→ PROBLEM TO SOLVE
Reproduce, word for word, only the lines from the one containing "Reproduce this chart with Plotly." through the one containing "pcts = [round(v", both included.

— START OF RECORDS FOR THE EXERCISE —

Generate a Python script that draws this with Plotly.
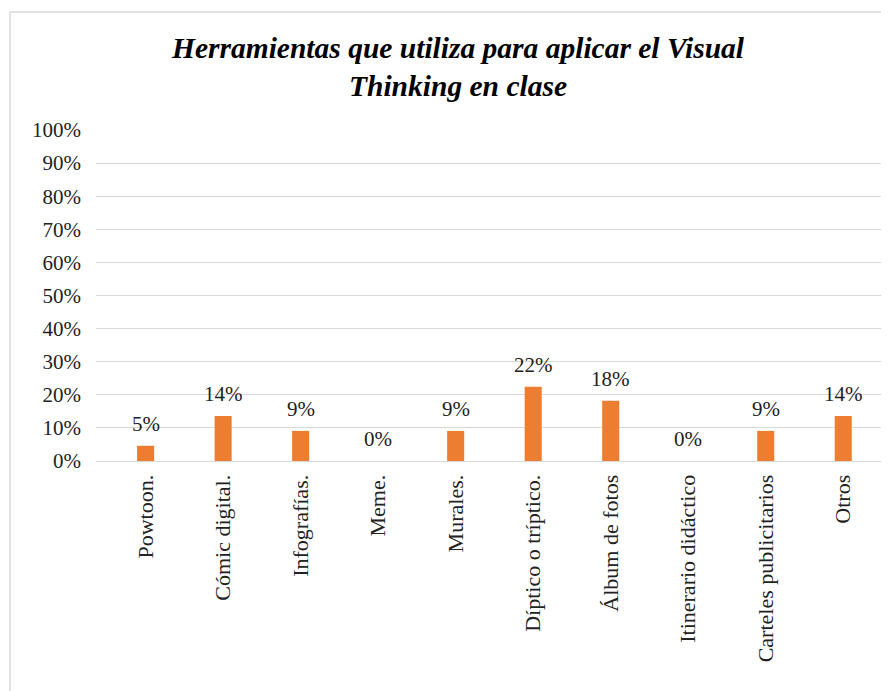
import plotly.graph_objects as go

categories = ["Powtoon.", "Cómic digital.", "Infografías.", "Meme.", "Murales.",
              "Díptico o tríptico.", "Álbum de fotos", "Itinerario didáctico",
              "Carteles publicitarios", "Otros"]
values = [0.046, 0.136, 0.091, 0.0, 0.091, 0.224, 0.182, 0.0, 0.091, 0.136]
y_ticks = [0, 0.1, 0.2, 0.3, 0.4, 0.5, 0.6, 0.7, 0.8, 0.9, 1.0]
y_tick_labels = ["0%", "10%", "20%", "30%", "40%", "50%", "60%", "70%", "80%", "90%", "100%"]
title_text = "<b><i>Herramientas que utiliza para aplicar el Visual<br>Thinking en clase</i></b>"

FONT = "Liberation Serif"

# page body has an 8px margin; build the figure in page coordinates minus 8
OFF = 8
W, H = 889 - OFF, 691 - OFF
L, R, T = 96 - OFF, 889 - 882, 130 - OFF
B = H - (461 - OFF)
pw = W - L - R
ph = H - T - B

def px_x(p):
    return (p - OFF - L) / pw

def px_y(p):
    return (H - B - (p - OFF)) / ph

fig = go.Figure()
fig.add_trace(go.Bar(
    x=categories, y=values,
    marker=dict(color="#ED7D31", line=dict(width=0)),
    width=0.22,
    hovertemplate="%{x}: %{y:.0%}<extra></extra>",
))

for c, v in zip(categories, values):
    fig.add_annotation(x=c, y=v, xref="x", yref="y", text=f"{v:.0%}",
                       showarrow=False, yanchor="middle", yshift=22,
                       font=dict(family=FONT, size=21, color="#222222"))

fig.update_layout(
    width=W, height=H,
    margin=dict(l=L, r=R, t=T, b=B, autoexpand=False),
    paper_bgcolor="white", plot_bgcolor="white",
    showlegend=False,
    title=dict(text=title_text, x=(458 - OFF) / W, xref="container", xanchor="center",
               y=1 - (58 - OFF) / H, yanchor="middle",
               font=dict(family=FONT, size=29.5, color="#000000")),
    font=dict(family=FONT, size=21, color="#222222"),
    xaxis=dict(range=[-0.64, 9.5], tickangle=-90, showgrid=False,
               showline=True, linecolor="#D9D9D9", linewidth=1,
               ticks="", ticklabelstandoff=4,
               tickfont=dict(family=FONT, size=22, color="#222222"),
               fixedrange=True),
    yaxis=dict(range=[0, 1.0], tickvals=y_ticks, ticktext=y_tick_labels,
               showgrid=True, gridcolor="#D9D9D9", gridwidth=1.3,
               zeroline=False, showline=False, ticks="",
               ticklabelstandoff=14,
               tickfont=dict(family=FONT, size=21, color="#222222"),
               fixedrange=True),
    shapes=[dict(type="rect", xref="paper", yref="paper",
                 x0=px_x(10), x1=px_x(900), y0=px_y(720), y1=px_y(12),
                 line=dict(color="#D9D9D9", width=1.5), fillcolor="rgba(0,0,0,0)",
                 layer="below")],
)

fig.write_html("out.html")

— END OF RECORDS FOR THE EXERCISE —
— START OF RECORDS FOR THE EXERCISE —

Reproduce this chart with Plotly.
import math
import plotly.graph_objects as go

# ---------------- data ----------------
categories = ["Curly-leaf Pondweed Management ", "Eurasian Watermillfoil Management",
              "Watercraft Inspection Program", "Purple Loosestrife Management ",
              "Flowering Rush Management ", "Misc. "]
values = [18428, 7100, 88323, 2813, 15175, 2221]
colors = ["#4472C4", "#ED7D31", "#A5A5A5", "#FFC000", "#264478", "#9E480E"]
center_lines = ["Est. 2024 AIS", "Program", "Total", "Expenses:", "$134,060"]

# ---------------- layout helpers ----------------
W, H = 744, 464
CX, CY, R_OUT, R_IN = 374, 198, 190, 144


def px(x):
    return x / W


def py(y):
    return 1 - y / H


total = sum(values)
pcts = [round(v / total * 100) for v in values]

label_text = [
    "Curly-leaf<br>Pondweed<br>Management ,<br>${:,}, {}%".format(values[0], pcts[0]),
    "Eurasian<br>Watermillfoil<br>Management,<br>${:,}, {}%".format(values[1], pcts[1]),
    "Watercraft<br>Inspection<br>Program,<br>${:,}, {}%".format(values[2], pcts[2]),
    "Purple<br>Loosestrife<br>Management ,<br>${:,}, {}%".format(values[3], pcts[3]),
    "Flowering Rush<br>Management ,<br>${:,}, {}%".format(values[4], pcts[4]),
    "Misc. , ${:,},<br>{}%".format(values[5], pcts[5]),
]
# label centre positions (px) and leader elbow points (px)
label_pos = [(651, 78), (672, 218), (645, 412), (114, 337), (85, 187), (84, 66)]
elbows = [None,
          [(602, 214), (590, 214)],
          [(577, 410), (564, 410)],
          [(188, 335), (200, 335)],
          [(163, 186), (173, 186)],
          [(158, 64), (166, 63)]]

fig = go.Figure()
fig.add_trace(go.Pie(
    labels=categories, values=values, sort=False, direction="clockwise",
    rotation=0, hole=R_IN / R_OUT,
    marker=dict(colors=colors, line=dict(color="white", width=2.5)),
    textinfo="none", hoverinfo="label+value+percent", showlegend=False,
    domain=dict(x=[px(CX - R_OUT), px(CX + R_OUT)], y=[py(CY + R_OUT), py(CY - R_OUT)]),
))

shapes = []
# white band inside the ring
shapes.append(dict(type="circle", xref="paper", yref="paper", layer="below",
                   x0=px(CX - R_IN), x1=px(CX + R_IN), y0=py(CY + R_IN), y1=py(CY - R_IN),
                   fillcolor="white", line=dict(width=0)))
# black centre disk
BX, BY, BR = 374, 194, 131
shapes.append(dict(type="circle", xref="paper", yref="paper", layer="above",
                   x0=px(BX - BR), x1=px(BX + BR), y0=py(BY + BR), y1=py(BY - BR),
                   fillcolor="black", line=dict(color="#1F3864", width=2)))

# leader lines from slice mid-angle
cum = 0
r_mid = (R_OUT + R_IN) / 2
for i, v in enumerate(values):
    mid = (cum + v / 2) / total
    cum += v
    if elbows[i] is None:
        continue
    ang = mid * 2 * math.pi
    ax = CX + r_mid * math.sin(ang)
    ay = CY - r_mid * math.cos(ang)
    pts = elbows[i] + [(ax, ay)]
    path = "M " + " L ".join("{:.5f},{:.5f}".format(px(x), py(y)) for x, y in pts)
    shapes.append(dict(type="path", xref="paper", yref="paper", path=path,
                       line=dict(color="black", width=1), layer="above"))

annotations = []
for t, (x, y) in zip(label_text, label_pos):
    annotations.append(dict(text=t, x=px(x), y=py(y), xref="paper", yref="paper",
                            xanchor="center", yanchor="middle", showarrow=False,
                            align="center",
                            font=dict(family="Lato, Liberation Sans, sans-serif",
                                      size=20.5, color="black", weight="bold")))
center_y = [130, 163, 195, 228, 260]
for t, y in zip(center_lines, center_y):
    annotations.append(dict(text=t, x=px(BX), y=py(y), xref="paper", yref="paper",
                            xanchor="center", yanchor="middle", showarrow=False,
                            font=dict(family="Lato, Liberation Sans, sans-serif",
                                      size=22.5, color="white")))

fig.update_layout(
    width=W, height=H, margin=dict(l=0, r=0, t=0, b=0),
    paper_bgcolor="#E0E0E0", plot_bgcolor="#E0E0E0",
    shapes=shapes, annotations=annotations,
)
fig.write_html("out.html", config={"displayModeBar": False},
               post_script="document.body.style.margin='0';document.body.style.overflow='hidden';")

— END OF RECORDS FOR THE EXERCISE —

→ RESULT
Reproduce this chart with Plotly.
import math
import plotly.graph_objects as go

# ---------------- data ----------------
categories = ["Curly-leaf Pondweed Management ", "Eurasian Watermillfoil Management",
              "Watercraft Inspection Program", "Purple Loosestrife Management ",
              "Flowering Rush Management ", "Misc. "]
values = [18428, 7100, 88323, 2813, 15175, 2221]
colors = ["#4472C4", "#ED7D31", "#A5A5A5", "#FFC000", "#264478", "#9E480E"]
center_lines = ["Est. 2024 AIS", "Program", "Total", "Expenses:", "$134,060"]

# ---------------- layout helpers ----------------
W, H = 744, 464
CX, CY, R_OUT, R_IN = 374, 198, 190, 144


def px(x):
    return x / W


def py(y):
    return 1 - y / H


total = sum(values)
pcts = [round(v / total * 100) for v in values]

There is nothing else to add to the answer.